Entries with chart source code

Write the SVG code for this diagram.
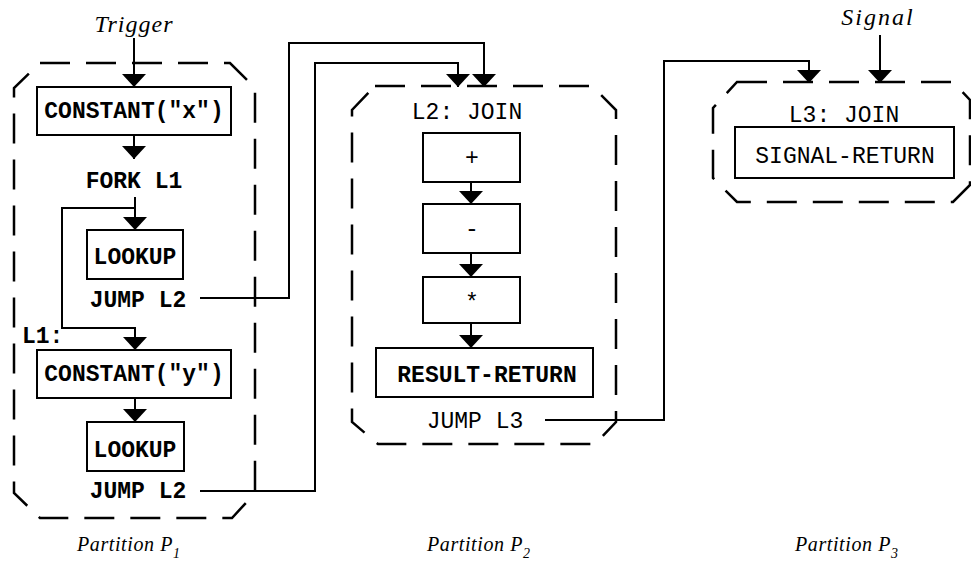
<svg xmlns="http://www.w3.org/2000/svg" width="971" height="567" viewBox="0 0 971 567">
<style>
.part{fill:none;stroke:#000;stroke-width:2.5;stroke-dasharray:30 16}
.box{fill:#fff;stroke:#000;stroke-width:2}
.mono{font-family:"Liberation Mono","DejaVu Sans Mono",monospace;font-size:23px;fill:#000;text-anchor:middle}
.b{font-weight:bold}
.ital{font-family:"Liberation Serif","DejaVu Serif",serif;font-style:italic;fill:#000}
.conn{fill:none;stroke:#000;stroke-width:2;marker-end:url(#arr)}
.plain{fill:none;stroke:#000;stroke-width:2}
</style>
<defs>
<marker id="arr" viewBox="-14 -13 15 26" markerWidth="15" markerHeight="26" markerUnits="userSpaceOnUse" refX="0" refY="0" orient="auto">
<path d="M-13,-12 L0,0 L-13,12 Z" fill="#000"/>
</marker>
</defs>
<rect width="971" height="567" fill="#fff"/>

<g id="partition-p1">
<path class="part" d="M40,63 H230 L255,88 V493 L232,518 H40 L14,493 V88 Z"/>
<text class="ital" x="77" y="551" font-size="20" letter-spacing="0.6">Partition P<tspan font-size="14" dy="7">1</tspan></text>
</g>
<g id="partition-p2">
<path class="part" d="M375,86 H592 L616,110 V422 L595,444 H378 L352,422 V110 Z"/>
<text class="ital" x="427" y="551" font-size="20" letter-spacing="0.6">Partition P<tspan font-size="14" dy="7">2</tspan></text>
</g>
<g id="partition-p3">
<path class="part" d="M737,82 H953 L970,100 V185 L953,202 H737 L713,178 V108 Z"/>
<text class="ital" x="795" y="551" font-size="20" letter-spacing="0.6">Partition P<tspan font-size="14" dy="7">3</tspan></text>
</g>

<g id="trigger"><text class="ital" x="134" y="32" font-size="24" text-anchor="middle" letter-spacing="1">Trigger</text></g>
<g id="signal"><text class="ital" x="878" y="25" font-size="24" text-anchor="middle" letter-spacing="2">Signal</text></g>

<g id="constant-x"><rect class="box" x="37" y="87" width="194" height="48"/><text class="mono b" x="134" y="118">CONSTANT("x")</text></g>
<g id="fork-l1"><text class="mono b" x="134" y="188">FORK L1</text></g>
<g id="lookup-1"><rect class="box" x="87" y="230" width="96" height="49"/><text class="mono b" x="135" y="264">LOOKUP</text></g>
<g id="jump-l2-a"><text class="mono b" x="138" y="307">JUMP L2</text></g>
<g id="label-l1"><text class="mono b" x="22" y="343" style="text-anchor:start">L1:</text></g>
<g id="constant-y"><rect class="box" x="37" y="350" width="194" height="48"/><text class="mono b" x="134" y="381">CONSTANT("y")</text></g>
<g id="lookup-2"><rect class="box" x="87" y="422" width="97" height="49"/><text class="mono b" x="135" y="457">LOOKUP</text></g>
<g id="jump-l2-b"><text class="mono b" x="138" y="498">JUMP L2</text></g>

<g id="l2-join"><text class="mono" x="467" y="119">L2: JOIN</text></g>
<g id="op-plus"><rect class="box" x="423" y="133" width="97" height="49"/><text class="mono" x="472" y="165" font-size="20">+</text></g>
<g id="op-minus"><rect class="box" x="423" y="204" width="97" height="49"/><text class="mono" x="472" y="236" font-size="20">-</text></g>
<g id="op-times"><rect class="box" x="423" y="277" width="97" height="46"/><text class="mono" x="472" y="310" font-size="20">*</text></g>
<g id="result-return"><rect class="box" x="376" y="348" width="217" height="49"/><text class="mono" x="487" y="382" style="font-weight:600">RESULT-RETURN</text></g>
<g id="jump-l3"><text class="mono" x="475" y="428">JUMP L3</text></g>

<g id="l3-join"><text class="mono" x="844" y="122">L3: JOIN</text></g>
<g id="signal-return"><rect class="box" x="735" y="127" width="219" height="51"/><text class="mono" x="845" y="163">SIGNAL-RETURN</text></g>

<g id="connectors">
<path class="conn" d="M134,38 V87"/>
<path class="conn" d="M134,135 V159"/>
<path class="conn" d="M135,197 V230"/>
<path class="conn" d="M135,208 H62 V328 H135 V350"/>
<path class="conn" d="M135,398 V422"/>
<path class="conn" d="M200,298 H289 V43 H484 V87"/>
<path class="conn" d="M200,491 H315 V63 H458 V87"/>
<path class="conn" d="M471,182 V204"/>
<path class="conn" d="M471,253 V277"/>
<path class="conn" d="M471,323 V348"/>
<path class="conn" d="M545,420 H664 V61 H809 V83"/>
<path class="conn" d="M880,35 V83"/>
</g>
</svg>
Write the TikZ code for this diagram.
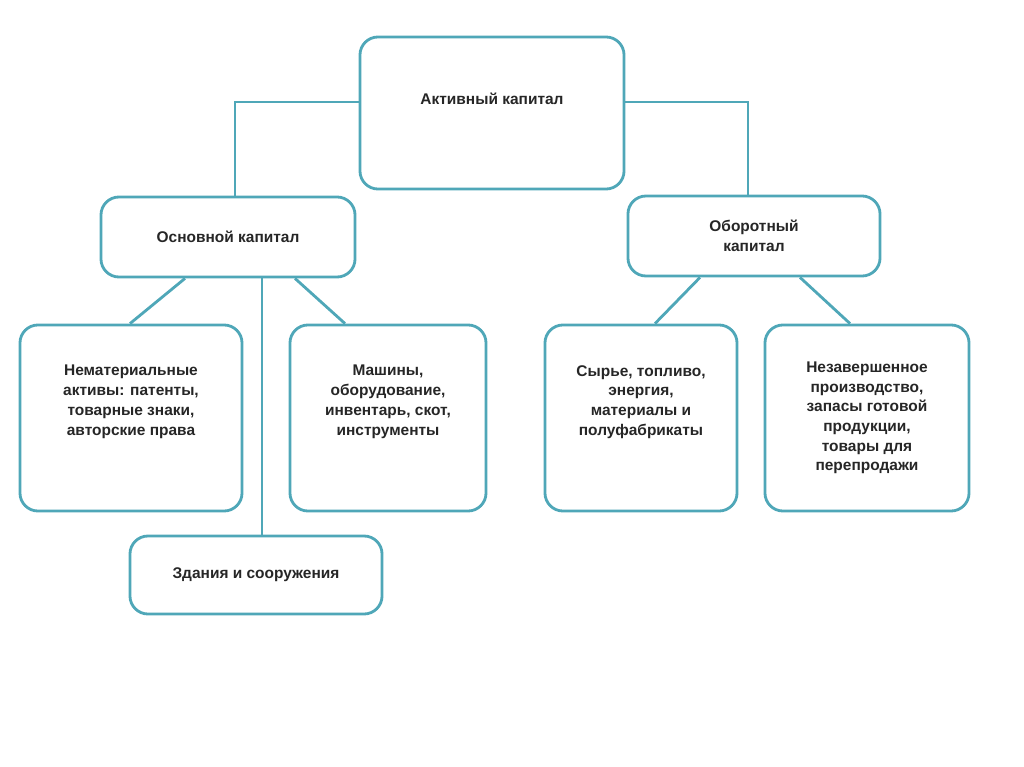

SET PROBLEM:
Leave out the pictures and print each record exactly as it stands.

REPLY:
Write the SVG code for this diagram.
<svg xmlns="http://www.w3.org/2000/svg" width="971" height="567" viewBox="0 0 971 567">
<style>
.part{fill:none;stroke:#000;stroke-width:2.5;stroke-dasharray:30 16}
.box{fill:#fff;stroke:#000;stroke-width:2}
.mono{font-family:"Liberation Mono","DejaVu Sans Mono",monospace;font-size:23px;fill:#000;text-anchor:middle}
.b{font-weight:bold}
.ital{font-family:"Liberation Serif","DejaVu Serif",serif;font-style:italic;fill:#000}
.conn{fill:none;stroke:#000;stroke-width:2;marker-end:url(#arr)}
.plain{fill:none;stroke:#000;stroke-width:2}
</style>
<defs>
<marker id="arr" viewBox="-14 -13 15 26" markerWidth="15" markerHeight="26" markerUnits="userSpaceOnUse" refX="0" refY="0" orient="auto">
<path d="M-13,-12 L0,0 L-13,12 Z" fill="#000"/>
</marker>
</defs>
<rect width="971" height="567" fill="#fff"/>

<g id="partition-p1">
<path class="part" d="M40,63 H230 L255,88 V493 L232,518 H40 L14,493 V88 Z"/>
<text class="ital" x="77" y="551" font-size="20" letter-spacing="0.6">Partition P<tspan font-size="14" dy="7">1</tspan></text>
</g>
<g id="partition-p2">
<path class="part" d="M375,86 H592 L616,110 V422 L595,444 H378 L352,422 V110 Z"/>
<text class="ital" x="427" y="551" font-size="20" letter-spacing="0.6">Partition P<tspan font-size="14" dy="7">2</tspan></text>
</g>
<g id="partition-p3">
<path class="part" d="M737,82 H953 L970,100 V185 L953,202 H737 L713,178 V108 Z"/>
<text class="ital" x="795" y="551" font-size="20" letter-spacing="0.6">Partition P<tspan font-size="14" dy="7">3</tspan></text>
</g>

<g id="trigger"><text class="ital" x="134" y="32" font-size="24" text-anchor="middle" letter-spacing="1">Trigger</text></g>
<g id="signal"><text class="ital" x="878" y="25" font-size="24" text-anchor="middle" letter-spacing="2">Signal</text></g>

<g id="constant-x"><rect class="box" x="37" y="87" width="194" height="48"/><text class="mono b" x="134" y="118">CONSTANT("x")</text></g>
<g id="fork-l1"><text class="mono b" x="134" y="188">FORK L1</text></g>
<g id="lookup-1"><rect class="box" x="87" y="230" width="96" height="49"/><text class="mono b" x="135" y="264">LOOKUP</text></g>
<g id="jump-l2-a"><text class="mono b" x="138" y="307">JUMP L2</text></g>
<g id="label-l1"><text class="mono b" x="22" y="343" style="text-anchor:start">L1:</text></g>
<g id="constant-y"><rect class="box" x="37" y="350" width="194" height="48"/><text class="mono b" x="134" y="381">CONSTANT("y")</text></g>
<g id="lookup-2"><rect class="box" x="87" y="422" width="97" height="49"/><text class="mono b" x="135" y="457">LOOKUP</text></g>
<g id="jump-l2-b"><text class="mono b" x="138" y="498">JUMP L2</text></g>

<g id="l2-join"><text class="mono" x="467" y="119">L2: JOIN</text></g>
<g id="op-plus"><rect class="box" x="423" y="133" width="97" height="49"/><text class="mono" x="472" y="165" font-size="20">+</text></g>
<g id="op-minus"><rect class="box" x="423" y="204" width="97" height="49"/><text class="mono" x="472" y="236" font-size="20">-</text></g>
<g id="op-times"><rect class="box" x="423" y="277" width="97" height="46"/><text class="mono" x="472" y="310" font-size="20">*</text></g>
<g id="result-return"><rect class="box" x="376" y="348" width="217" height="49"/><text class="mono" x="487" y="382" style="font-weight:600">RESULT-RETURN</text></g>
<g id="jump-l3"><text class="mono" x="475" y="428">JUMP L3</text></g>

<g id="l3-join"><text class="mono" x="844" y="122">L3: JOIN</text></g>
<g id="signal-return"><rect class="box" x="735" y="127" width="219" height="51"/><text class="mono" x="845" y="163">SIGNAL-RETURN</text></g>

<g id="connectors">
<path class="conn" d="M134,38 V87"/>
<path class="conn" d="M134,135 V159"/>
<path class="conn" d="M135,197 V230"/>
<path class="conn" d="M135,208 H62 V328 H135 V350"/>
<path class="conn" d="M135,398 V422"/>
<path class="conn" d="M200,298 H289 V43 H484 V87"/>
<path class="conn" d="M200,491 H315 V63 H458 V87"/>
<path class="conn" d="M471,182 V204"/>
<path class="conn" d="M471,253 V277"/>
<path class="conn" d="M471,323 V348"/>
<path class="conn" d="M545,420 H664 V61 H809 V83"/>
<path class="conn" d="M880,35 V83"/>
</g>
</svg>
Write the TikZ code for this diagram.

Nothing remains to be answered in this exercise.